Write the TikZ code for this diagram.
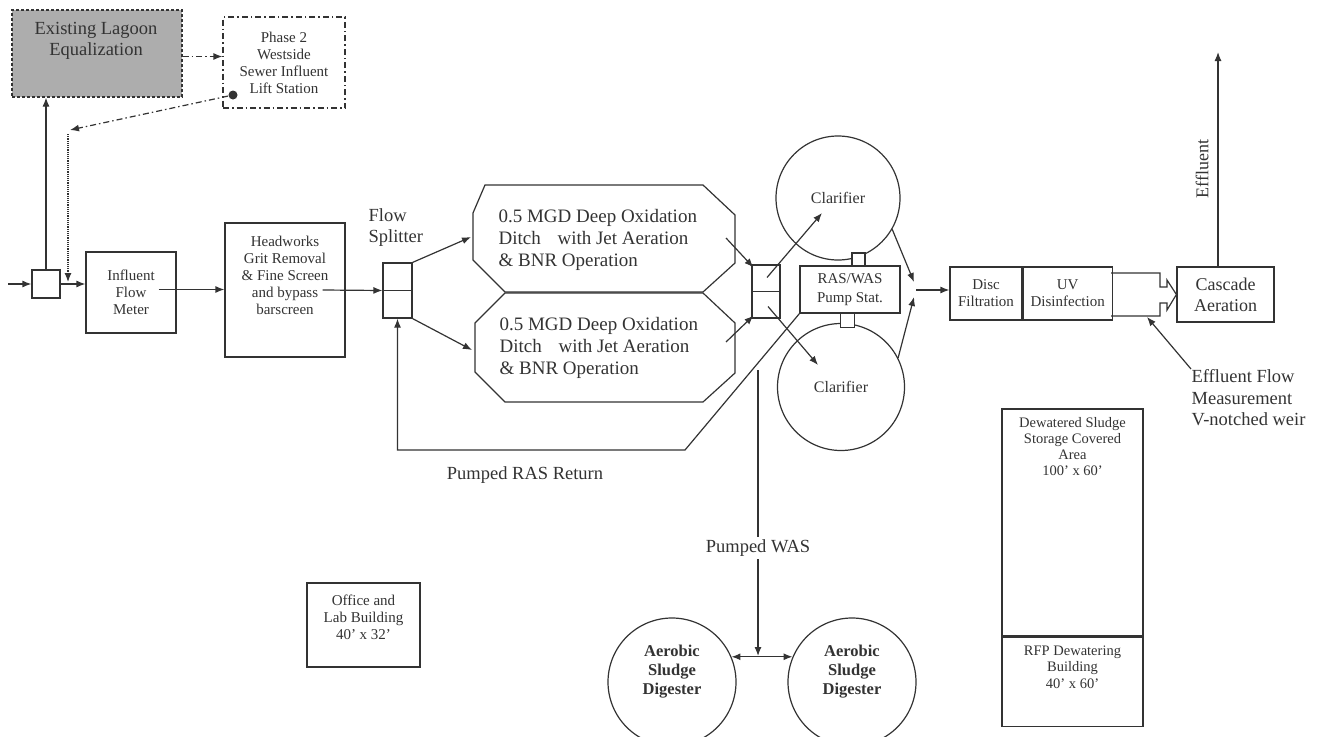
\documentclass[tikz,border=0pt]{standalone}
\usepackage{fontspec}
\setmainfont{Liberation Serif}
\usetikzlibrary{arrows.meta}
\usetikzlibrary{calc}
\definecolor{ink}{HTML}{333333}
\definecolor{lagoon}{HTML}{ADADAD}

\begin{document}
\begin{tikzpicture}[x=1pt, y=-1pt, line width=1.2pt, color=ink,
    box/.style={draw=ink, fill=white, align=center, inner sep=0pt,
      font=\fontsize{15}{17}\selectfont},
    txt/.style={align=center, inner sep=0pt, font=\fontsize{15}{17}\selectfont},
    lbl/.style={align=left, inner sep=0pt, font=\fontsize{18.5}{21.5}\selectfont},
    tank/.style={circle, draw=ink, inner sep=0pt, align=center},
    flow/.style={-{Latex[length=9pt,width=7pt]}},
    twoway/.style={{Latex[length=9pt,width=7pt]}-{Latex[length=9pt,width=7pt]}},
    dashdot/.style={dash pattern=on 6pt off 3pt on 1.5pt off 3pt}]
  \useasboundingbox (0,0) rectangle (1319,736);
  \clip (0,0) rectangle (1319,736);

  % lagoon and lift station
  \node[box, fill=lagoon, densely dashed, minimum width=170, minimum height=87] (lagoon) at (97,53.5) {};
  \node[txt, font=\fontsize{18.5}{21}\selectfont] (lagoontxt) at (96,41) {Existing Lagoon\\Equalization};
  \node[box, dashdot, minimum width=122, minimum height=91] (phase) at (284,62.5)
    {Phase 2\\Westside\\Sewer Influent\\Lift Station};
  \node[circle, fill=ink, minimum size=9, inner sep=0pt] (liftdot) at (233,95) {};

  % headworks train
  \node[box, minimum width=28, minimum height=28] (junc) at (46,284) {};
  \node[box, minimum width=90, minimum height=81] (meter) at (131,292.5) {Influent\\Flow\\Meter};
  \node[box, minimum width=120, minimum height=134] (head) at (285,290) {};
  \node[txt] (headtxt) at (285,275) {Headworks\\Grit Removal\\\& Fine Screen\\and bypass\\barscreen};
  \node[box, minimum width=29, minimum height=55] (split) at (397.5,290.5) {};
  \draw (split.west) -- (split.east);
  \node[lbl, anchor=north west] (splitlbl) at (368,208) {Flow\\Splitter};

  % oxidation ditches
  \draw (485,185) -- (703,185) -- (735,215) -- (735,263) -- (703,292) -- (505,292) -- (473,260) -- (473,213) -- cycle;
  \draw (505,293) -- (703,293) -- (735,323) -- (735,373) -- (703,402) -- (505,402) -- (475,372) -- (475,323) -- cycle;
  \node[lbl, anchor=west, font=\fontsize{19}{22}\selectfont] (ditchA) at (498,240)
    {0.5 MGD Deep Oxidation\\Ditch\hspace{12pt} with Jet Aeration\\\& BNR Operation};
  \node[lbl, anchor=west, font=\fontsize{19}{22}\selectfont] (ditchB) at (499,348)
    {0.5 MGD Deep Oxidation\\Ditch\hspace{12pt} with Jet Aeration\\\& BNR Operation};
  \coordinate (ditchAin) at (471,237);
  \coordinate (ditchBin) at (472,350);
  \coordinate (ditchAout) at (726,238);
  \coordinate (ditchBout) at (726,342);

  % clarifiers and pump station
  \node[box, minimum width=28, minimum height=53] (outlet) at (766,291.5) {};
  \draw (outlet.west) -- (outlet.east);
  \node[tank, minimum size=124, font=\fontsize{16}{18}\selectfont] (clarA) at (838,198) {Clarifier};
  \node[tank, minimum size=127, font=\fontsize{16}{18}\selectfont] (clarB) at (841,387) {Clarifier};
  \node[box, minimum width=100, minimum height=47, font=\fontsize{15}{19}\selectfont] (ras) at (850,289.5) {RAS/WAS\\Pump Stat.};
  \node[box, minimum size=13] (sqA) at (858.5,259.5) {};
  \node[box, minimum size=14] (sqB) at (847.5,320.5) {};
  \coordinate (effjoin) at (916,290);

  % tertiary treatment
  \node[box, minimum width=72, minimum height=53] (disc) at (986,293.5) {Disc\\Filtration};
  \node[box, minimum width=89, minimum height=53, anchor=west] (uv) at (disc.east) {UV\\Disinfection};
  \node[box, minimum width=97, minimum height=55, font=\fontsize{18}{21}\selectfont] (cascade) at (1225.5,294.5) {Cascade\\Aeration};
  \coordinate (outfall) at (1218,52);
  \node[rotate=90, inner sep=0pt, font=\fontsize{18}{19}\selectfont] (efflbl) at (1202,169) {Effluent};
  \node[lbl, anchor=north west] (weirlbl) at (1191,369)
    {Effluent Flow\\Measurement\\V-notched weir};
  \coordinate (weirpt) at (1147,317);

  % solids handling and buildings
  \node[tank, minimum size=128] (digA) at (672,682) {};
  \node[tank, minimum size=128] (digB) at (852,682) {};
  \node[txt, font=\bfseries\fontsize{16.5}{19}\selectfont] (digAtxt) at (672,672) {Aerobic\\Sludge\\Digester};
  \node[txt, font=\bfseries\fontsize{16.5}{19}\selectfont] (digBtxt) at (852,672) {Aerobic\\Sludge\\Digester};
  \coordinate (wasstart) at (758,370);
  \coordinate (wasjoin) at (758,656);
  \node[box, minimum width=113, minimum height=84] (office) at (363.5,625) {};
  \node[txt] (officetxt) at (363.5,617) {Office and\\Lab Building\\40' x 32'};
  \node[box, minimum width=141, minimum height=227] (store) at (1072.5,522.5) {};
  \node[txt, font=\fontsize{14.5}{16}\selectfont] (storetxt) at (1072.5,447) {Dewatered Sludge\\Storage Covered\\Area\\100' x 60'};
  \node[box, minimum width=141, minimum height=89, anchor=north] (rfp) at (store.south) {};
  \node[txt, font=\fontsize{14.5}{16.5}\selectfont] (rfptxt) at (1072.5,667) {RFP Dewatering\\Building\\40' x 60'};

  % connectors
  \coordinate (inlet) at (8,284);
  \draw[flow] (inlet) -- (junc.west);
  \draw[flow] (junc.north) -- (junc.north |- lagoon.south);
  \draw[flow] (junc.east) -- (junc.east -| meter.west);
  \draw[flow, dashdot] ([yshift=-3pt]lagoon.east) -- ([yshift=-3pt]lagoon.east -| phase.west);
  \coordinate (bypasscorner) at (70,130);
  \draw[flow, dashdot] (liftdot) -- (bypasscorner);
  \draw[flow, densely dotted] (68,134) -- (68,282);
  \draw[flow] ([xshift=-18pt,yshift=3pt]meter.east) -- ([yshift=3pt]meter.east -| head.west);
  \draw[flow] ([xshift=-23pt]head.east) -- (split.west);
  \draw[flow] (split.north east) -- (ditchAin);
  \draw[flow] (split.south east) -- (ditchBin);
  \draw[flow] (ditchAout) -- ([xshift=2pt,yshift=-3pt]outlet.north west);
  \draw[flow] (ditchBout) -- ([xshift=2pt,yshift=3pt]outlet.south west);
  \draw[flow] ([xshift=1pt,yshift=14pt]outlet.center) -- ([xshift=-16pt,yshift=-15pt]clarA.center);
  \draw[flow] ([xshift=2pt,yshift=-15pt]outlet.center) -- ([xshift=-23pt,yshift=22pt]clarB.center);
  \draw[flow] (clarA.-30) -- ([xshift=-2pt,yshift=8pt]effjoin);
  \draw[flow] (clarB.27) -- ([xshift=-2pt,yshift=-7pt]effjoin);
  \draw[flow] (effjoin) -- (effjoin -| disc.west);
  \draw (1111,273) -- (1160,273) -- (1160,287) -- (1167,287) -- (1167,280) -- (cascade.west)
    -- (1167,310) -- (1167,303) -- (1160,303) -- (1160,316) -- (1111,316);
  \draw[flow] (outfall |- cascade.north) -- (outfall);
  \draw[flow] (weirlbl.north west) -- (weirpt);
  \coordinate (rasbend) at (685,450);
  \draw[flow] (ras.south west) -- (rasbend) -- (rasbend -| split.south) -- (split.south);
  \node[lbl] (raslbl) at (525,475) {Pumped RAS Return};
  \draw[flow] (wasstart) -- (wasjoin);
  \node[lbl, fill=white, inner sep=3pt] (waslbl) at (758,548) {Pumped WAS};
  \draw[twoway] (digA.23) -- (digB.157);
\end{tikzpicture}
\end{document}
* * *
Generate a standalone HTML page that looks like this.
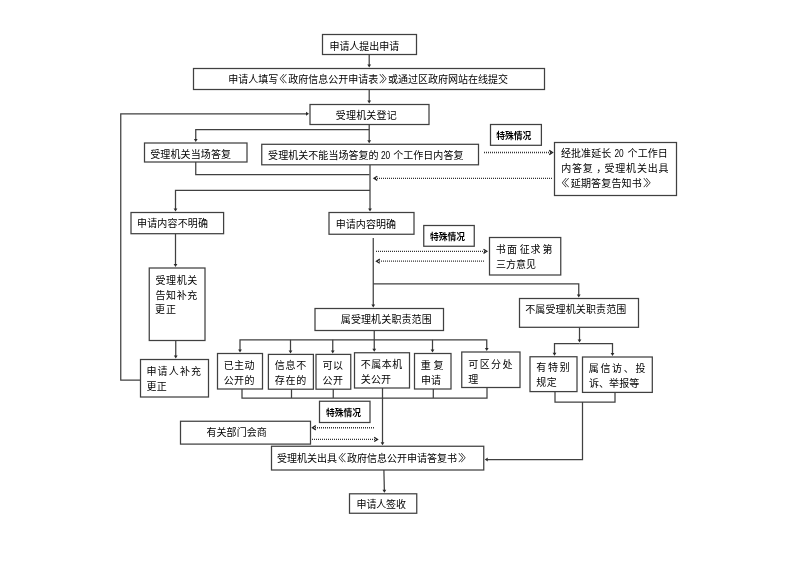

• Required work: Look through the data and show every line containing "this".

• Result of the exercise:
Write the TikZ code for this diagram.
Generate a standalone HTML page that looks like this.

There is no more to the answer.